A tactile learner remembers things that they can touch or feel. Your child might be a tactile learner if:
· Child constantly has some part of their body moving.
· Child finds it hard to sit still.
· Child enjoys a lot of physical activity.
· Child likes to touch and feel things.
· Child is really good at tinkering and fixing things.
A visual learner remembers things that they see. Your child might be a visual learner if:
· Child remembers things better when they have seen them written down.
· Child is really good at reading maps and charts.
· Child understands instructions better when they can read them to self.
· Child likes a lot of color and design.
· Child can easily recall what they have seen.
It is important to know that each of us use a little of each learning style, but there is usually a dominant style that can be easily detected. When a child’s dominant learning style is known, they can learn the best way to approach a subject to help them learn and remember the material. Also, as a home school parent, you can learn how to teach in a manner that they can understand better.
Tips for Auditory Learners
· Record classroom lectures.
· Review vocabulary words by reading their definitions aloud.

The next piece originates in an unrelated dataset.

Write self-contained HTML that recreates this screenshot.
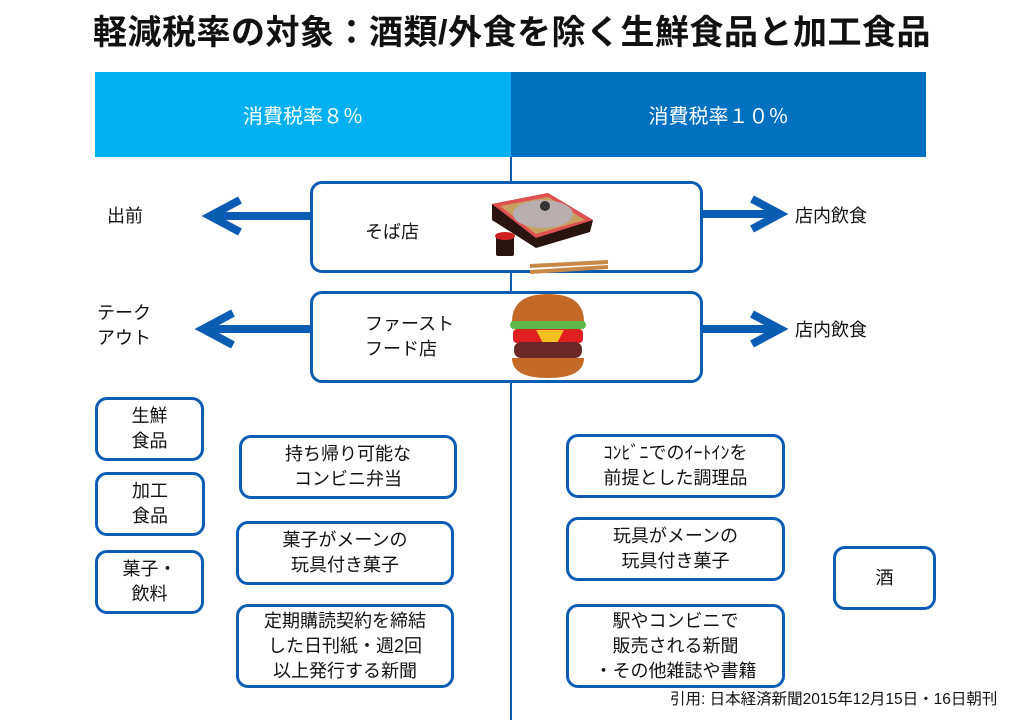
<!DOCTYPE html>
<html><head><meta charset="utf-8"><style>
*{margin:0;padding:0;box-sizing:border-box}
body{width:1024px;height:720px;background:#fff;position:relative;overflow:hidden;font-family:"Liberation Sans","Noto Sans CJK JP",sans-serif;color:#111}
.a{position:absolute}
.box{position:absolute;border:3px solid #0b5db4;border-radius:12px;display:flex;align-items:center;justify-content:center;text-align:center;font-size:18px;line-height:25px;background:#fff}
.lbl{position:absolute;font-size:18px;line-height:25px}
</style></head><body>
<div class="a" style="left:0;top:11px;width:1024px;text-align:center;font-size:34px;font-weight:bold;line-height:44px;white-space:nowrap;letter-spacing:0.5px">軽減税率の対象：酒類/外食を除く生鮮食品と加工食品</div>
<div class="a" style="left:95px;top:72px;width:416px;height:85px;background:#00b0f0;color:#fff;font-size:20px;display:flex;align-items:center;justify-content:center">消費税率８％</div>
<div class="a" style="left:511px;top:72px;width:415px;height:85px;background:#0070c0;color:#fff;font-size:20px;display:flex;align-items:center;justify-content:center">消費税率１０％</div>
<div class="a" style="left:510px;top:157px;width:2px;height:563px;background:#0b5db4"></div>
<svg class="a" style="left:0;top:0" width="1024" height="720">
<g stroke="#0b5db4" stroke-width="8" fill="none" stroke-linejoin="miter">
<line x1="310" y1="216" x2="212" y2="216"/><polyline points="240,200 210,216 240,232"/>
<line x1="310" y1="329" x2="205" y2="329"/><polyline points="233,313 203,329 233,345"/>
<line x1="702" y1="214" x2="776" y2="214"/><polyline points="752,199 780,214 752,229"/>
<line x1="702" y1="329" x2="776" y2="329"/><polyline points="752,314 780,329 752,344"/>
</g></svg>
<div class="box" style="left:310px;top:181px;width:393px;height:92px;justify-content:flex-start;padding-left:52px;padding-top:10px">そば店</div>
<div class="box" style="left:310px;top:291px;width:393px;height:92px;justify-content:flex-start;padding-left:52px;text-align:left">ファースト<br>フード店</div>
<svg class="a" style="left:488px;top:190px" width="130" height="90">
<polygon points="4,14 60,3 105,30 102,42 48,58 4,30" fill="#2a1410"/>
<polygon points="4,14 60,3 105,30 48,48" fill="#e05050"/>
<polygon points="12,16 60,7 97,30 48,44" fill="#c8a060"/>
<ellipse cx="55" cy="24" rx="30" ry="14" fill="#b8aeb0"/>
<circle cx="57" cy="16" r="5" fill="#333"/>
<rect x="8" y="46" width="18" height="20" rx="2" fill="#2a1410"/><ellipse cx="17" cy="46" rx="10" ry="4" fill="#d02020"/>
<line x1="42" y1="76" x2="120" y2="72" stroke="#c88848" stroke-width="4"/><line x1="42" y1="82" x2="120" y2="77" stroke="#c88848" stroke-width="4"/>
</svg>
<svg class="a" style="left:508px;top:292px" width="80" height="90">
<path d="M4,30 Q4,2 40,2 Q76,2 76,30 Z" fill="#c46a28"/>
<rect x="2" y="29" width="76" height="8" rx="4" fill="#5cb848"/>
<rect x="5" y="37" width="70" height="14" rx="4" fill="#e02020"/>
<polygon points="28,38 56,38 42,64" fill="#f4c020"/>
<rect x="6" y="50" width="68" height="16" rx="7" fill="#6a2828"/>
<path d="M4,66 L76,66 Q76,86 40,86 Q4,86 4,66Z" fill="#c46a28"/>
</svg>
<div class="lbl" style="left:107px;top:204px">出前</div>
<div class="lbl" style="left:97px;top:301px">テーク<br>アウト</div>
<div class="lbl" style="left:795px;top:204px">店内飲食</div>
<div class="lbl" style="left:795px;top:318px">店内飲食</div>
<div class="box" style="left:95px;top:397px;width:109px;height:64px">生鮮<br>食品</div>
<div class="box" style="left:95px;top:472px;width:110px;height:64px">加工<br>食品</div>
<div class="box" style="left:95px;top:550px;width:109px;height:64px">菓子・<br>飲料</div>
<div class="box" style="left:239px;top:435px;width:218px;height:64px">持ち帰り可能な<br>コンビニ弁当</div>
<div class="box" style="left:236px;top:521px;width:218px;height:64px">菓子がメーンの<br>玩具付き菓子</div>
<div class="box" style="left:236px;top:604px;width:218px;height:84px">定期購読契約を締結<br>した日刊紙・週2回<br>以上発行する新聞</div>
<div class="box" style="left:566px;top:434px;width:219px;height:64px;white-space:nowrap">ｺﾝﾋﾞﾆでのｲｰﾄｲﾝを<br>前提とした調理品</div>
<div class="box" style="left:566px;top:517px;width:219px;height:64px">玩具がメーンの<br>玩具付き菓子</div>
<div class="box" style="left:566px;top:604px;width:219px;height:84px">駅やコンビニで<br>販売される新聞<br>・その他雑誌や書籍</div>
<div class="box" style="left:833px;top:546px;width:103px;height:64px">酒</div>
<div class="a" style="left:670px;top:690px;font-size:15.5px;line-height:20px;white-space:nowrap">引用: 日本経済新聞2015年12月15日・16日朝刊</div>
</body></html>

· Verbalize things you want to remember.
· Read aloud whenever possible.
· Study with a friend so you can discuss and hear the information.
· Use familiar songs to help you memorize details by substituting the original words.
· Ask your teacher to repeat something when you don’t understand it.
Tips for Tactile Learners
· Write vocabulary words on an index card and walk around while reciting them.
· Try to act out words or events with simple gestures that will aid your recall.
· Use a highlighter for main ideas in your textbook to allow your hand to keep moving.
· Try studying in different positions, and change positions frequently.
· Take frequent, short breaks and do something that involves light activity.
· Try writing key terms with your finger in the air, on a smooth surface or in the carpet.
· Whenever possible, “do” your assignments, experiments and projects in an active way.
Tips for Visual Learners
· Use a highlighter for main ideas and important facts in your textbook or notes.
· Preview a chapter before reading it by looking at the titles, introductions, subtopics, key terms and conclusion/summary.
· Pay attention to graphs, pictures and charts.
· When listening to a lecture, always look at the speaker.
· Sit close to the front of the classroom with a clear view of the teacher and the board.
· Use graphic note-taking methods such as mapping or time lines.
· Use flashcards to help you isolate and mentally “see” facts and their order.